Freezing temperatures expected across California could threaten Central Valley crops
Steam rises off Rick Rzeszewski of Tustin after he poured hot water over his head following a surf outing amid frigid air and cold water temperatures at sunrise in Huntington Beach. “After being in that cold water, it feels wonderful,” said Rzeszewski, a pastor who surfs early in the morning before the crowds arrive.(Allen J. Schaben / Los Angeles Times)
Amid temperatures in the 20’s and 30’s, a snowboarder bundles up while snowboarding at Mountain High resort in Wrightwood.(Allen J. Schaben / Los Angeles Times)
A snowboarder nears the end of the run at Mountain High resort in Wrightwood.(Allen J. Schaben / Los Angeles Times)
Hikers take in a view of snow-capped twin-peaks of Mount Baldy from an overlook near Wrightwood.(Allen J. Schaben / Los Angeles Times)
Skiers and snowboarders traverse down the mountain at Mountain High resort in Wrightwood .(Allen J. Schaben / Los Angeles Times)
People bundle up Tuesday across Southern California as a cold air mass behind a storm generated frigid temperatures.(Irfan Khan / Los Angeles Times)
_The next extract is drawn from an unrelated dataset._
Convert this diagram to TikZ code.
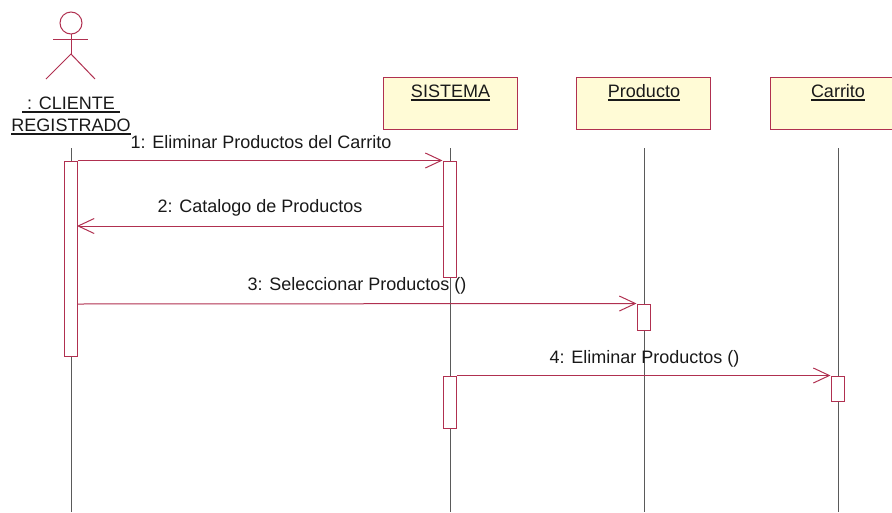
\documentclass[tikz,border=0pt]{standalone}
\usepackage{fontspec}
\setmainfont{Liberation Sans}
\usetikzlibrary{arrows.meta}
\definecolor{umlred}{RGB}{176,48,80}
\definecolor{umlyellow}{RGB}{255,251,214}
\definecolor{lifegray}{RGB}{90,90,90}
\newcommand{\objul}[1]{\vtop{\hbox{#1}\kern1.8pt\hrule height 1.7pt}}
\tikzset{
	objbox/.style={draw=umlred,fill=umlyellow,line width=1,minimum width=134pt,minimum height=52pt,inner sep=0},
	objname/.style={font=\fontsize{18}{22}\selectfont,text=black!90,inner sep=0},
	msgtext/.style={font=\fontsize{18}{22}\selectfont,text=black!90,inner sep=0},
	actbox/.style={draw=umlred,fill=white,line width=1,minimum width=13pt,inner sep=0},
	lifeline/.style={draw=lifegray,line width=1},
	actor/.style={draw=umlred,line width=1},
	msg/.style={draw=umlred,line width=1,-{Straight Barb[length=16pt,width=15pt,line width=1]}},
}
\begin{document}
\begin{tikzpicture}[x=1pt,y=-1pt]
	\path[use as bounding box,clip] (0,0) rectangle (892,512);
	% objetos
	\node[objbox] (sistema) at (450,103) {};
	\node[objbox] (producto) at (643.5,103) {};
	\node[objbox] (carrito) at (837,103) {};
	\node[objname,anchor=base] (sistemaname) at (450.5,97) {\objul{SISTEMA}};
	\node[objname,anchor=base] (productoname) at (644,97) {\objul{Producto}};
	\node[objname,anchor=base] (carritoname) at (838,97) {\objul{Carrito}};
	% actor
	\coordinate (neck) at (71,34);
	\coordinate (hip) at (71,54);
	\coordinate (handL) at (53,39);
	\coordinate (handR) at (88,39);
	\coordinate (footL) at (46,79);
	\coordinate (footR) at (95,79);
	\draw[actor] (71,23) circle (11);
	\draw[actor] (neck) to (hip);
	\draw[actor] (handL) to (handR);
	\draw[actor] (footL) to (hip) to (footR);
	\node[objname,anchor=base] (clientename) at (71,109) {\objul{\ : CLIENTE\ }};
	\node[objname,anchor=base] (registrado) at (71,131) {\objul{REGISTRADO}};
	% lineas de vida
	\coordinate (lifeA) at (71,148);
	\coordinate (lifeB) at (450,148);
	\coordinate (lifeC) at (644,148);
	\coordinate (lifeD) at (838,148);
	\coordinate (endA) at (71,512);
	\coordinate (endB) at (450,512);
	\coordinate (endC) at (644,512);
	\coordinate (endD) at (838,512);
	\draw[lifeline] (lifeA) to (endA);
	\draw[lifeline] (lifeB) to (endB);
	\draw[lifeline] (lifeC) to (endC);
	\draw[lifeline] (lifeD) to (endD);
	% activaciones
	\node[actbox,minimum height=195pt] (actA) at (70.5,258.5) {};
	\node[actbox,minimum height=116pt] (actB) at (449.5,219) {};
	\node[actbox,minimum height=52pt] (actE) at (449.5,402) {};
	\node[actbox,minimum height=26pt] (actC) at (643.5,317) {};
	\node[actbox,minimum height=25pt] (actD) at (837.5,388.5) {};
	% mensajes
	\coordinate (m2s) at (443,226);
	\coordinate (m2e) at (77,226);
	\coordinate (m3s) at (77,304);
	\draw[msg] (actA.north east) to (actB.north west);
	\draw[msg] (m2s) to (m2e);
	\draw[msg] (m3s) to (actC.north west);
	\draw[msg] (actE.north east) to (actD.north west);
	\node[msgtext] (msga) at (261,142.5) {1: Eliminar Productos del Carrito};
	\node[msgtext] (msgb) at (260,208) {2: Catalogo de Productos};
	\node[msgtext] (msgc) at (357,285.5) {3: Seleccionar Productos ()};
	\node[msgtext] (msgd) at (644.5,358.5) {4: Eliminar Productos ()};
\end{tikzpicture}
\end{document}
A pup named Golden wears a sweater to keep the cold at bay while playing at the dog park next to LAPD headquarters in downtown Los Angeles.(Irfan Khan / Los Angeles Times)
Temperatures across Southern California will remain 12 to 18 degrees below normal for the next two days thanks to a heavy infusion of cold Canadian air.(Irfan Khan / Los Angeles Times)
Clouds roll in over the Redondo Beach Pier as cold weather is settling in over the southland this week.(Christina House / Los Angeles Times)
Freezing temperatures are forecast to sweep much of California this week, potentially endangering the state’s almonds and other lucrative Central Valley crops.
Temperatures in most rural areas of the San Joaquin Valley, the heart of the state’s agricultural sector, are expected to fall to the mid-20s Tuesday morning. The below-freezing weather could kill blooms on almond and cherry trees, which appeared earlier than usual because of the unseasonably warm weather this month. California produces 80% of the world’s almonds, according to the Almond Board of California.
“The warmer-than-usual weather brought the blooms out and now the freezing temperatures are putting them in peril,” said Jim Bagnall, a National Weather Service meteorologist in Hanford. “Without the blooms, there are no nuts. It could have a significant effect on the harvests.”
Forecasters said the breakdown of a high pressure system, which brought weeks of warm weather, opened the way for a cold storm system from Canada to barrel through California. The cold and dry air mass will combine with clear skies to cause temperatures to plunge overnight Monday and Tuesday.
In Southern California, overnight temperatures Tuesday are expected to drop to 32 degrees in Woodland Hills but downtown Los Angeles should be warmer, with a low of 40 degrees. Daytime temperatures are expected to reach the low 60s.
Meteorologists warned motorists to take care driving through the Grapevine, which was hit with winds gusting up to 50 miles per hour and a light dusting of snow early Monday. Freeze warnings are in effect for the Central Coast and the Ventura, Santa Ynez and Cuyama valleys.
“The way it’s been going, spring came first and then winter,” said Bonnie Bartling, a weather specialist with the National Weather Service in Oxnard. “You have to trade your shorts and tank tops for jackets.”
Freezing temperatures also are expected in most of the San Francisco Bay Area. Snow flurries hit the Santa Cruz Mountains early Monday and piled up to 4 inches in some areas of the Big Sur backcountry. Temperatures Tuesday morning are expected to fall to 28 degrees in some parts of wine country and dip to 38 degrees in San Francisco, which would tie a record low for the day set in 1897.
Steve Anderson, a National Weather Service meteorologist, said record low temperatures could sweep other Bay Area cities Tuesday morning.
Bagnall warned people in areas of freezing weather to bring their pets indoors, cover their outdoor plants and wrap exposed pipes with towels to prevent them from bursting. He said growers might deploy helicopters to stir up air around their trees, mixing warmer air at higher altitudes with colder air near the ground.
Warmer weather is expected to arrive by Friday, with overnight lows in the mid-to-high 40s and highs in the low 60s. Little rain is forecast.